Each roller 43, 44 has elongated teeth 46 having substantially trapezoidal cross sections and extending in respective directions parallel to the axis of rotation 47 of roller 43, 44.
Contoured structure 30 is therefore formed with flat portions 30a, 30b extending crosswise to feed direction D of the contoured structure.
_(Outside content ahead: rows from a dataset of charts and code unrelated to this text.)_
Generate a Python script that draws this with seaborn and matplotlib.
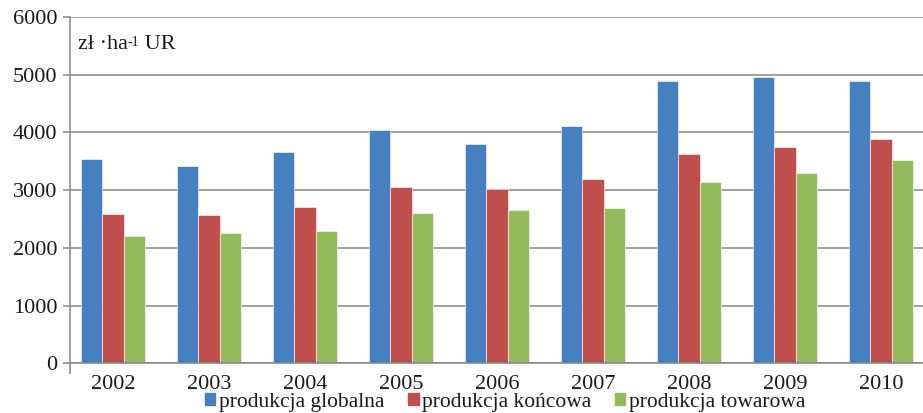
import matplotlib
matplotlib.use("Agg")
import matplotlib.pyplot as plt
import seaborn as sns
import pandas as pd

years = ["2002", "2003", "2004", "2005", "2006", "2007", "2008", "2009", "2010"]
globalna = [3540, 3420, 3670, 4050, 3800, 4110, 4890, 4960, 4890]
koncowa = [2590, 2570, 2710, 3060, 3020, 3190, 3620, 3745, 3880]
towarowa = [2210, 2260, 2300, 2610, 2660, 2690, 3140, 3290, 3525]
series_names = ["produkcja globalna", "produkcja końcowa", "produkcja towarowa"]
yticks = [0, 1000, 2000, 3000, 4000, 5000, 6000]

sns.set_theme(style="white")
plt.rcParams["font.family"] = ["Liberation Serif", "DejaVu Serif"]

df = pd.DataFrame({
    "rok": years * 3,
    "wartosc": globalna + koncowa + towarowa,
    "seria": [s for s in series_names for _ in years],
})

palette = {series_names[0]: "#4780C0", series_names[1]: "#BE4F4C", series_names[2]: "#92BC5C"}
text_col = "#1a1a1a"
grid_col = "#858585"

fig = plt.figure(figsize=(9.23, 4.13), dpi=100)
ax = fig.add_axes([0.0758, 0.12, 0.9242, 0.8388])

sns.barplot(data=df, x="rok", y="wartosc", hue="seria", order=years,
            hue_order=series_names, palette=palette, width=0.667, gap=0,
            saturation=1, edgecolor="white", linewidth=0.4, ax=ax, zorder=3)

ax.set_xlim(-0.448, 8.437)
ax.set_ylim(0, 6000)
ax.set_yticks(yticks)
ax.set_yticklabels([str(v) for v in yticks])
ax.set_xlabel("")
ax.set_ylabel("")

ax.yaxis.grid(True, color=grid_col, linewidth=1.1, zorder=0)
ax.set_axisbelow(True)
for side in ["top", "right", "bottom"]:
    ax.spines[side].set_visible(False)
ax.spines["left"].set_color(grid_col)
ax.spines["left"].set_linewidth(1.1)
ax.axhline(0, color=grid_col, linewidth=1.1, zorder=4, clip_on=False)

ax.tick_params(axis="y", left=True, length=5, width=1.1, color=grid_col,
               labelsize=16, pad=4, labelcolor=text_col)
ax.tick_params(axis="x", bottom=False, labelsize=16, pad=2, labelcolor=text_col)
ax.set_xticks([-0.448], minor=True)
ax.tick_params(axis="x", which="minor", bottom=True, length=8, width=1.1,
               color=grid_col, direction="out")

# unit label with a small raised exponent
t1 = ax.text(0.009, 0.922, "zł ·ha", transform=ax.transAxes, fontsize=16,
             color=text_col, va="center", ha="left")
t2 = ax.annotate("-1", xy=(1, 0.93), xycoords=t1, fontsize=10, color=text_col,
                 va="top", ha="left")
t3 = ax.annotate(" UR", xy=(1, 0), xycoords=(t2, t1), fontsize=16, color=text_col,
                 va="bottom", ha="left")

ax.get_legend().remove()
handles = [plt.Rectangle((0, 0), 1, 1, color=palette[s]) for s in series_names]
fig.legend(handles, series_names, loc="center", bbox_to_anchor=(0.547, 0.026),
           ncol=3, frameon=False, fontsize=15.5, handlelength=0.5, handleheight=0.5,
           handletextpad=0.15, columnspacing=1.1, labelcolor=text_col,
           borderpad=0.1)

fig.savefig("out.png", dpi=100)
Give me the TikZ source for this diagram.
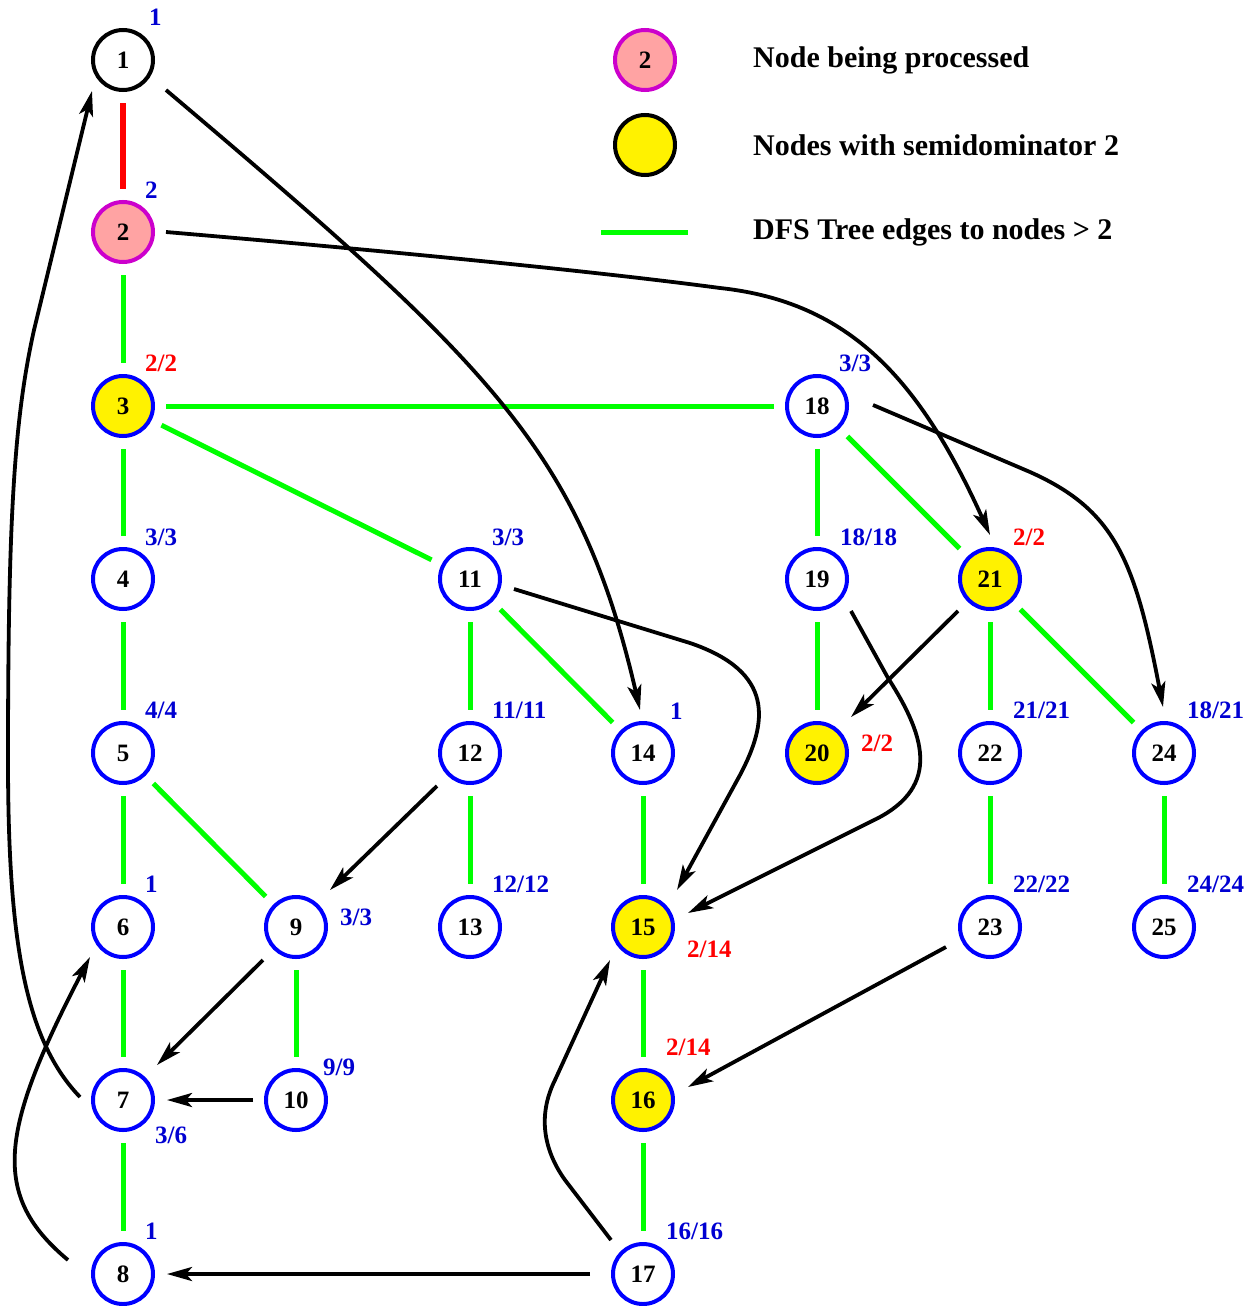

First and second finish sheets 33, 34 are fed continuously - from stores not shown - onto the moving contoured structure 30, so that, by means of pressing devices 48, 49, first sheet 33 is applied to flat portions 30a of structure 30, and second sheet 34 is applied to portions 30b of structure 30. Upon resin 24 setting completely, sheets 33, 34 adhere firmly to contoured structure 30, and the finished laminated structure can be cut into panels of the required size.
As shown in Figure 7, rollers 43, 44 may be formed differently from those in Figure 6, and comprise a number of raised annular portions 46a spaced axially and each defining a respective tooth extending tangentially with respect to the axis of rotation 47 of the roller.
In which case, contoured structure 30 is formed with flat portions 30a, 30b extending parallel to the feed direction of the contoured structure.
With particular reference to Figure 8, knitted fabric 20 is fed - from a fabric store not shown - in
direction D past a series of spray nozzles 50 for spraying the fabric with liquid resin 24. The impregnated fabric is then fed between the teeth of a pair of powered toothed tracks 53, 54, traveling along a straight path extending along the meshing portion of toothed tracks 53, 54. Tracks 53, 54 shape and draw fabric 20 along in direction D, and are also heated electrically by resistors 55 to at least partly set resin 24 and so produce at the output a sufficiently rigid contoured structure 30.
Each track 53, 54 has elongated teeth 56 having substantially trapezoidal cross sections and extending in respective directions parallel to one another and crosswise to " the feed direction D of the contoured structure.
Contoured structure 30 is therefore formed with flat portions 30a, 30b extending crosswise to feed direction D of the contoured structure .
First and second finish sheets 33, 34 are fed continuously - from stores not shown - onto the moving contoured structure 30, so that, by means of pressing devices 58, 59, first sheet 33 is applied to flat portions 30a of structure 30, and second sheet 34 is applied to portions 30b of structure 30. Upon resin 24 setting completely, sheets 33, 34 adhere firmly to contoured structure 30.
As shown in Figure 9, tracks 53, 54 may be formed differently from those in Figure 8, and comprise a number
of raised annular portions 56a spaced axially and each defining a respective tooth extending in a direction parallel to feed direction D of contoured structure 30 where track 53, 54 contacts contoured structure 30. In which case, contoured structure 30 is formed with flat portions 30a, 30b extending parallel to the feed direction of the contoured structure.
Clearly, changes may be made to the method and laminated structure as described herein without, however, departing from the scope of the present invention.